Un país eminentemente país

Estábamos viviendo los primeros años de democracia tras aprobarse la Constitución de 1978 cuando el gran humorista Forges, entonces en su máximo apogeo como creador, se despachó una mañana, con su surrealismo cañí, con una viñeta que decía: España, antes, era un país eminentemente agrícola; ahora sólo es un país, eminentemente país”. Esta sentencia, porque aunque suene a chiste es una sentencia y además firme, irrecurrible por tanto, define muy bien la situación de la España de aquella hora, esperanzada por su joven democracia, pero sacudida por una fuerte crisis económica -¿les suena de algo?-; agitada por unos partidos y unos sindicatos, casi recién legalizados, y que trataban de hacerse sitio en la sociedad a mamporros y codazos -¿a que también les suena?-;  confundida por el incierto inicio de la “España de las autonomías”, entonces en fase casi embrionaria pero anticipándose ya algunos de los problemas que podría acarrear su desarrollo -¿a que les es familiar?-, y enlutada, acongojada y pesarosa por los llamados “años de plomo” de ETA –que ahora no mata, pero que sigue sin entregar las armas, ¿por qué?-.

forgesPues bien, 30 años después de aquella viñeta de Forges que se me quedó grabada a tinta indeleble en la memoria, España es un país todavía mucho menos agrícola que entonces, pero, sin embargo, cada vez es un país más eminentemente país; o sea, un país en el que casi todo puede suceder, en el que es difícil que las cosas estén en su sitio, en el que lo que parece no siempre es y lo que es no siempre parece, en el que los derechos y los deberes son asimétricos y relativos, en el que el sentido común suele ser el menos común de los sentidos y en el que el absurdo anda suelto y se mete por cualquier rendija de la vida pública. Se que lo que acabo de decir tiene más parecido con el Guernica de Picasso que con la viñeta de Forges, pero lo he escrito aposta e instalado en el maximalismo, otra seña de identidad de, a pesar de todo, “mi querida España, esa España mía, esa España nuestra”, a la que cantaba Cecilia, una joven y prometedora cantautora que se dejó la vida en un accidente de tráfico en Benavente (Zamora), en 1976, cuando España era, aún, un “país eminentemente agrícola”, aunque progresivamente lo iba siendo cada vez menos.
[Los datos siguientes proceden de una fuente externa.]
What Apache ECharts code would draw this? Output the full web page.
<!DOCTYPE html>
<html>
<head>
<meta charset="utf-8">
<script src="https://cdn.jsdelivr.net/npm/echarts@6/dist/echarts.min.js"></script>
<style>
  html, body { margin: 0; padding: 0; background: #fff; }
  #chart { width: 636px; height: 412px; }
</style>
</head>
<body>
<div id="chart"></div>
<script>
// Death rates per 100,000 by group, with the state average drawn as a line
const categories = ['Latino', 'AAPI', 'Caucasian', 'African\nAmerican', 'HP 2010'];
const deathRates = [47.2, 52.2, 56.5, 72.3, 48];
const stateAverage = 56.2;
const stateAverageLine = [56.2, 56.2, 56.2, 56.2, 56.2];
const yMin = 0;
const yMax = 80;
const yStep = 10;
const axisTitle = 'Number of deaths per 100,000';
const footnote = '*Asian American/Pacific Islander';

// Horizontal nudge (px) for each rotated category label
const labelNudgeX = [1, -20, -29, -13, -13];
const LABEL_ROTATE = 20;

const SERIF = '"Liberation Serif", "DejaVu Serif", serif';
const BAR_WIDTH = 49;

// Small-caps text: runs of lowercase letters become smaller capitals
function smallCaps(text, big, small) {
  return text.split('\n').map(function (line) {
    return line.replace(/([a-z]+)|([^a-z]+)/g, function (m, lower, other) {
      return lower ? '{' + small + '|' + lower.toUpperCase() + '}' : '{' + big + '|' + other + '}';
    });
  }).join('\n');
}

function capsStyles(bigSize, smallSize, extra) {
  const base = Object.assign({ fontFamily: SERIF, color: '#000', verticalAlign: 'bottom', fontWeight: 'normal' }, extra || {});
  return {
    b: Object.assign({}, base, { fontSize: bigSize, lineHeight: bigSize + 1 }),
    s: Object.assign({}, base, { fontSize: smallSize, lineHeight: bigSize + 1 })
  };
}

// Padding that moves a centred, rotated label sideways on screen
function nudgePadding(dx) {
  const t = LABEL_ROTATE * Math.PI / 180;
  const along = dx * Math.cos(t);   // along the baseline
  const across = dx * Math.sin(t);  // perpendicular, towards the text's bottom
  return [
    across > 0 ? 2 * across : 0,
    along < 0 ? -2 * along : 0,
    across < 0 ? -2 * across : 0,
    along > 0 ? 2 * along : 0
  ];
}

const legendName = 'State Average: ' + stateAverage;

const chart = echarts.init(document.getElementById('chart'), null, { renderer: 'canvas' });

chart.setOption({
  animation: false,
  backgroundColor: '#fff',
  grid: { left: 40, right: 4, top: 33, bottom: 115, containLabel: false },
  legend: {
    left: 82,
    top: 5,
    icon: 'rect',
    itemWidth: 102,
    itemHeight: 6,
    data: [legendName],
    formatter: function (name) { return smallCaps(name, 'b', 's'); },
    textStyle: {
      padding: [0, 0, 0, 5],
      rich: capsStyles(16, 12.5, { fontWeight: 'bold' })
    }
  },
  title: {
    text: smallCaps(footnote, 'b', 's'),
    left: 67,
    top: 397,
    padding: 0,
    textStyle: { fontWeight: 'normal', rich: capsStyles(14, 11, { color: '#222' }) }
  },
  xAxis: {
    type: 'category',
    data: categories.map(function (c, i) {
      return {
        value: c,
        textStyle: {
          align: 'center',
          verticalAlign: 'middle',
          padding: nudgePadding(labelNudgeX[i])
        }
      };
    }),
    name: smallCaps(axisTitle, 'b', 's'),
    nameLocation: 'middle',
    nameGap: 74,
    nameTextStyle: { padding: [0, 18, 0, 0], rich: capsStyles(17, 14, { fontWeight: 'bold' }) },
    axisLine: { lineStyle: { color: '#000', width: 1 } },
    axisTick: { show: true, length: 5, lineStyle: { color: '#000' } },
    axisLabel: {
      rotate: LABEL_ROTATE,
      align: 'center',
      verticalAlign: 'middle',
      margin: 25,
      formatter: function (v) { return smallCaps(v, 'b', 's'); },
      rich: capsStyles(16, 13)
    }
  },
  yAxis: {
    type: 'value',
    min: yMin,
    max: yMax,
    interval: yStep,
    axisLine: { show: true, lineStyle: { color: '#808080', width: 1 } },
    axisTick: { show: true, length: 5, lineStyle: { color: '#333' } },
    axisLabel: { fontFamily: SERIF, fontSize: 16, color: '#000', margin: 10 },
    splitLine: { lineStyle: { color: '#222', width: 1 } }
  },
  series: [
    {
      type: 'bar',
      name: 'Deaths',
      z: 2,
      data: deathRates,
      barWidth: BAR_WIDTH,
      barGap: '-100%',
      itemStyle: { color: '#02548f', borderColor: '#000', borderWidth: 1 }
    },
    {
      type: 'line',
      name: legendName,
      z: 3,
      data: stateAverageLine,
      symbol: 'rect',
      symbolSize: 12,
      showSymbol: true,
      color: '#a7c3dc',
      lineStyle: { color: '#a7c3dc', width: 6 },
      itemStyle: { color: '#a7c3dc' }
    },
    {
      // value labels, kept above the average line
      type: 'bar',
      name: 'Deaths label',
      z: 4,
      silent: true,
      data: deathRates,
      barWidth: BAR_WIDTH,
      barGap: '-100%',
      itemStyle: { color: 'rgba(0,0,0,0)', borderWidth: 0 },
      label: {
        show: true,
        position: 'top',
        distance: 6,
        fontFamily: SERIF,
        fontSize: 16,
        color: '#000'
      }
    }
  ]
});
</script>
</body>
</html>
La constatación de que España sigue siendo un país eminentemente país 30 años después de que Forges dictara esta, repito, sentencia, tiene su prueba en que, aunque sea otra, estamos inmersos en una fuerte crisis económica como entonces, cuando el paro también superó el 20 por ciento de la población activa; los partidos políticos y los sindicatos andan cada vez más a la gresca y se han convertido en un problema y no en una solución para los ciudadanos; la España de las autonomías es cada vez más contestada por los españoles por su disparatado coste y su cuestionable eficacia, amén de que algunas no tengan bastante con ser sólo eso, autónomas, y cada vez con más descaro procuren la independencia,… Entre aquél país de hace 30 años y éste, han cambiado muchas cosas –algunas de ellas a mejor, evidentemente, ¡sólo faltaría regresar en vez de progresar en un tercio del siglo en el que más rápido ha evolucionado la humanidad!-, pero muchas otras siguen igual; o “pior”, como dicen todos los portugueses y no pocos españoles. Y de todas las cosas que siguen igual en este país, y que no son cíclicas, como las crisis económicas, sino permanentes, dos de las que más me fastidian son estas: que las organizaciones políticas, empresariales y sindicales se miren tanto el ombligo y sean fines en sí mismas y no medios para vertebrar y mejorar la sociedad, y que los nacionalismos hagan tanto mal a España, inclusive, por supuesto, a sus propias comunidades, de la que son y han formado parte desde su misma nación que, aunque diversa, es única.